As winter approaches and with one of the worse Flu epidemic in the Southern Hemisphere seen in recent years (if you have not yet had the flu jab, I would recommend it, I paid £10 at my local chemist and apparently ASDA are doing them for £5) the NHS is extremely worried about the stress on hospital beds over the winter months, as they are expecting significant numbers of admissions for this simple but dangerous virus to vulnerable groups’.  So the need to feed up beds is important and there are two areas where local government is involved preventing people going to A&E in the first place and how quickly we can facilitate those who need a care package when they are ready to leave hospital obviously the more effective the system the more beds the NHS will have free to cope this winter.

The letter were somewhat condescending and effectively suggest we alongside the other 80 or so local councils responsible for DTOC are failing.  However it was a step back from the threats made earlier in the year about fines and direction of budget if the situation did not get sorted out.  Very DoH, not very DCLG but in this repsect DCLG is very much the junior partner to the might DoH.  During the course of last Wednesday at the conference it emerged that there were in fact three different letters issued, and our was the middle one not praising us but not summonsing us to Department of Health (DoH) as about 32 Councils will find themselves having to go before a panel of experts at DoH, and for experts read people who work in Whitehall, or more precisely civil servants who work in DH in Whitehall who will want to see plans for a lower DTOC target in those areas or they will re-direct monies spent of Adult Social Care to hospitals which will not deal with the issues and probably make them worse.  Adult Social Care cannot be fixed by a summons from DoH, it needs careful partnership working on the ground in each area surrounding a hospital. .  At the conference, we referred to these as naughty step letter and which one you were on – a very flippant comment given the seriousness of the issue but given the patronising letters, as if our social work teams are not working hard to provide the care packages, which they are, its the right term to use.
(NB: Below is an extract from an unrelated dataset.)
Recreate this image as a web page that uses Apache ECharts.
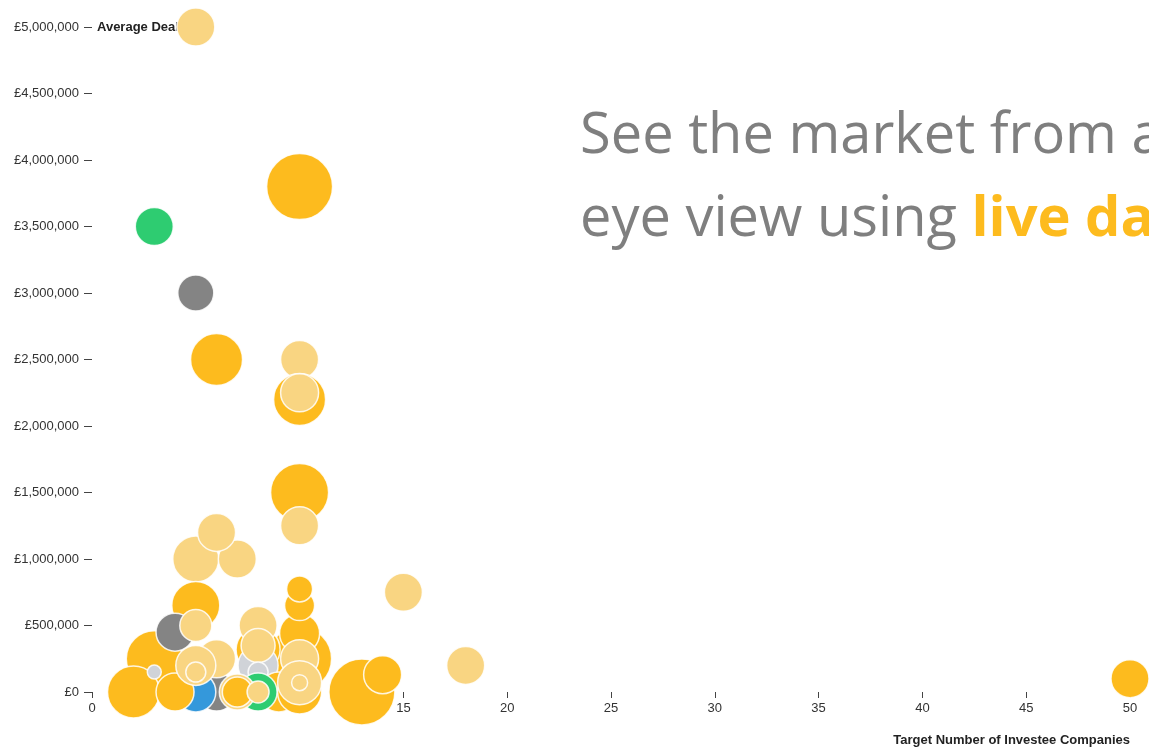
<!DOCTYPE html>
<html>
<head>
<meta charset="utf-8">
<script src="https://cdn.jsdelivr.net/npm/echarts@6/dist/echarts.min.js"></script>
<style>
html,body{margin:0;padding:0;background:#fff;}
#chart{width:1149px;height:749px;}
</style>
</head>
<body>
<div id="chart"></div>
<script>
// Target number of investee companies (x)
const investees = [5,10,3,5,6,10,10,10,10,10,5,7,6,5,15,18,50,3,4,5,10,10,10,10,8,8,8,8,8,2,6,5,4,6,5,5,3,9,10,8,7,7,8,10,10,10,13,14];
// Average deal size in £ (y)
const dealSize = [5000000,3800000,3500000,3000000,2500000,2500000,2200000,2250000,1500000,1250000,1000000,1000000,1200000,650000,750000,200000,100000,250000,450000,500000,250000,440000,650000,775000,320000,500000,200000,350000,150000,0,0,0,0,250000,200000,150000,150000,0,0,0,0,0,0,250000,70000,70000,0,130000];
// Bubble magnitude (radius units)
const bubbleSize = [19,33,19,18,26,19,26,19,29,19,23,19,19,24,19,19,19,28,19,16,32,20,15,13,22,19,20,17,10,26,19,20,19,19,20,10,7,20,22,19,18,15,11,19,22,8,33,19];
// Fund group per bubble
const group = ['light','orange','green','grey','orange','light','orange','light','orange','light','light','light','light','orange','light','light','orange','orange','grey','light','orange','orange','orange','orange','orange','light','silver','light','silver','orange','grey','blue','orange','light','light','light','silver','orange','orange','green','light','orange','light','light','light','light','orange','orange'];
const xTicks = {min:0, max:50, interval:5};
const yTicks = {min:0, max:5000000, interval:500000};

const palette = {
  orange:'#FDBB1E', light:'#F9D582', grey:'#848484', green:'#2ECC71', blue:'#3498DB', silver:'#D0D3D8'
};

const data = investees.map((x,i)=>({
  value:[x, dealSize[i]],
  itemStyle:{color: palette[group[i]]}
}));

const chart = echarts.init(document.getElementById('chart'), null, {renderer:'canvas'});
const labelFont = '"Liberation Sans", Arial, sans-serif';
chart.setOption({
  animation:false,
  backgroundColor:'#ffffff',
  grid:{left:92, right:19, top:27, bottom:57, containLabel:false},
  xAxis:{
    type:'value', min:xTicks.min, max:xTicks.max, interval:xTicks.interval,
    axisLine:{show:false},
    axisTick:{show:true, length:6, lineStyle:{color:'#444', width:1}},
    axisLabel:{color:'#333', fontSize:13, fontFamily:labelFont, margin:10},
    splitLine:{show:false}
  },
  yAxis:{
    type:'value', min:yTicks.min, max:yTicks.max, interval:yTicks.interval,
    axisLine:{show:false},
    axisTick:{show:true, length:8, lineStyle:{color:'#444', width:1}},
    axisLabel:{color:'#333', fontSize:13, fontFamily:labelFont, margin:13,
      formatter:v=>'£' + v.toLocaleString('en-GB')},
    splitLine:{show:false}
  },
  graphic:[
    {type:'text', left:97, top:21, z:0, style:{text:'Average Deal Size', font:'bold 13px '+labelFont, fill:'#222'}},
    {type:'text', right:19, top:734, z:0, style:{text:'Target Number of Investee Companies', font:'bold 13px '+labelFont, fill:'#222'}},
    {type:'text', x:580, y:109, z:0, style:{text:'See the market from a bird\u2019s', font:'56px "Open Sans", sans-serif', fill:'#7f7f7f', verticalAlign:'top'}},
    {type:'text', x:580, y:192, z:0, style:{
      text:'{a|eye view using }{b|live data}',
      verticalAlign:'top',
      rich:{
        a:{font:'56px "Open Sans", sans-serif', fill:'#7f7f7f', color:'#7f7f7f'},
        b:{font:'bold 56px "Open Sans", sans-serif', fill:'#FDBB1E', color:'#FDBB1E'}
      }
    }}
  ],
  series:[{
    type:'scatter',
    clip:false,
    data:data,
    symbolSize:(val, params)=>bubbleSize[params.dataIndex]*2,
    itemStyle:{borderColor:'rgba(255,255,255,0.85)', borderWidth:1.5, opacity:1},
    emphasis:{disabled:true}
  }]
});
</script>
</body>
</html>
The issues are complex and the impression you get from the letters is that its entirely Local Governments fault and so DoH can swoop in, divert money to hospitals and all will be right with the world, sorry but this is nonsense.   Fundamentally Local Government needs funding to provide the care, it’s as simple as that, and the threat is that if local Government does not improve then it will have funding withdrawn is worrying.  this is not about simply demanding more money for Local Government has stepped up and made the savings the Government has called for but there comes a point.  Across the county grown up discussion with Hospitals and Clinical Commissioning groups are building a long term system to handle discharge and withdrawing money will not improve that one bit, quite the reverse in fact.

So, on behalf of the County Councils Network on Friday I wrote to both Secretaries of State pointing out the position of CCN member Councils and our concerns.  In Suffolk we work closely with our Acute hospitals planning prevention, avoiding having to go to A&E and when people are admitted discharge planning starts straight away, in West Suffolk the hospital’s enlighten CE Stephen Dunn has contracted beds in a Care Home with nursing to provide people a different setting to recover, what used to be called Convalescence.  As our population ages we are going to need to see a return to this sort of step down care, from our hospitals.